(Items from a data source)
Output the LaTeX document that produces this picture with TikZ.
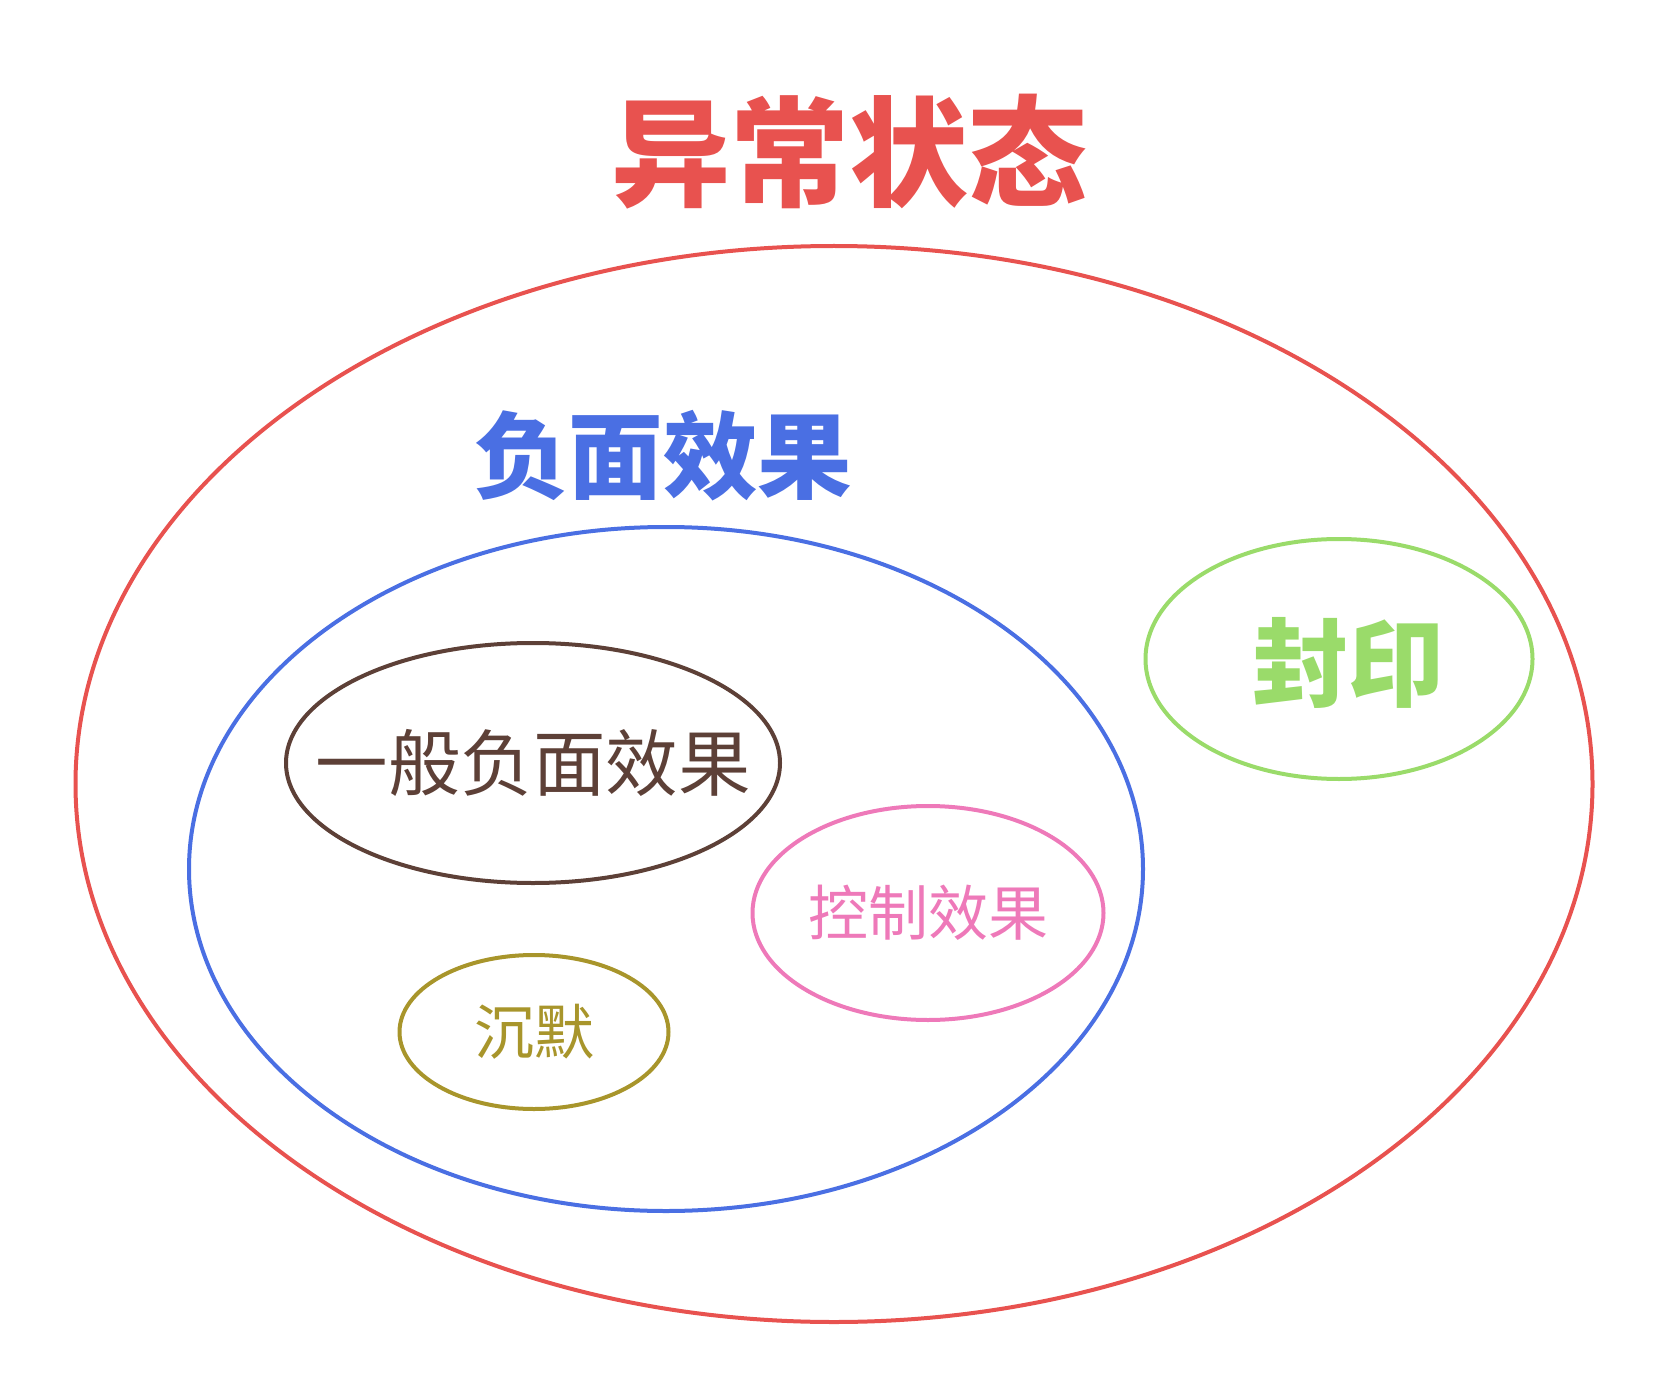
\documentclass[tikz,border=0pt]{standalone}
\usepackage{fontspec}
\newfontfamily\cjk{Noto Sans CJK SC}
\usetikzlibrary{shapes.geometric, positioning}
\definecolor{redset}{HTML}{E8524F}
\definecolor{blueset}{HTML}{4A6FE3}
\definecolor{greenset}{HTML}{9ADB6A}
\definecolor{brownset}{HTML}{5D4037}
\definecolor{pinkset}{HTML}{EE79B9}
\definecolor{oliveset}{HTML}{A8952B}

\begin{document}
\begin{tikzpicture}[x=1pt, y=-1pt,
    setshape/.style={draw, ellipse, line width=4pt, inner sep=0pt},
    settext/.style={font=\cjk\fontsize{#1}{#1}\selectfont},
    settitle/.style={font=\cjk\bfseries\fontsize{#1}{#1}\selectfont}]
\useasboundingbox (0,0) rectangle (1668,1396);

\node[setshape, draw=redset, minimum width=1517pt, minimum height=1076pt] (state) at (834,784) {};
\node[settitle=119, text=redset] (statename) at (849,152) {异常状态};

\node[setshape, draw=blueset, minimum width=954pt, minimum height=684pt] (neg) at (666,869) {};
\node[settitle=94.5, text=blueset] (negname) at (663,456) {负面效果};

\node[setshape, draw=greenset, minimum width=387pt, minimum height=240pt] (seal) at (1339,659) {};
\node[settitle=96, text=greenset] (sealname) at (1348,663) {封印};

\node[setshape, draw=brownset, minimum width=494pt, minimum height=240pt] (general) at (533,763) {};
\node[settext=72.5, text=brownset] (generalname) at (general) {一般负面效果};

\node[setshape, draw=pinkset, minimum width=351pt, minimum height=214pt] (control) at (928,913) {};
\node[settext=60, text=pinkset] (controlname) at (control) {控制效果};

\node[setshape, draw=oliveset, minimum width=269pt, minimum height=154pt] (silence) at (534,1032) {};
\node[settext=60, text=oliveset] (silencename) at (silence) {沉默};
\end{tikzpicture}
\end{document}
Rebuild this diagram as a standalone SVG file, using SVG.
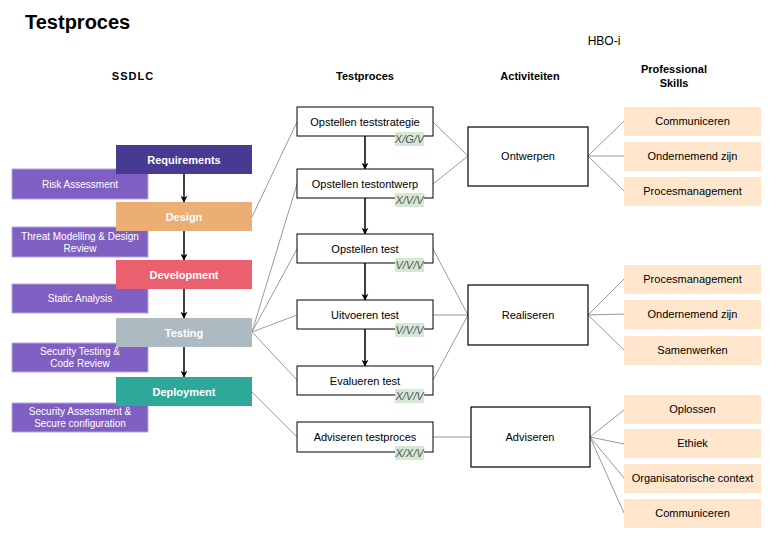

### Problem requirements
Every line in the data above that contains "this" needs to be copied.

### Written solution
Output the LaTeX document that produces this picture with TikZ.
Rebuild this diagram as a standalone SVG file, using SVG.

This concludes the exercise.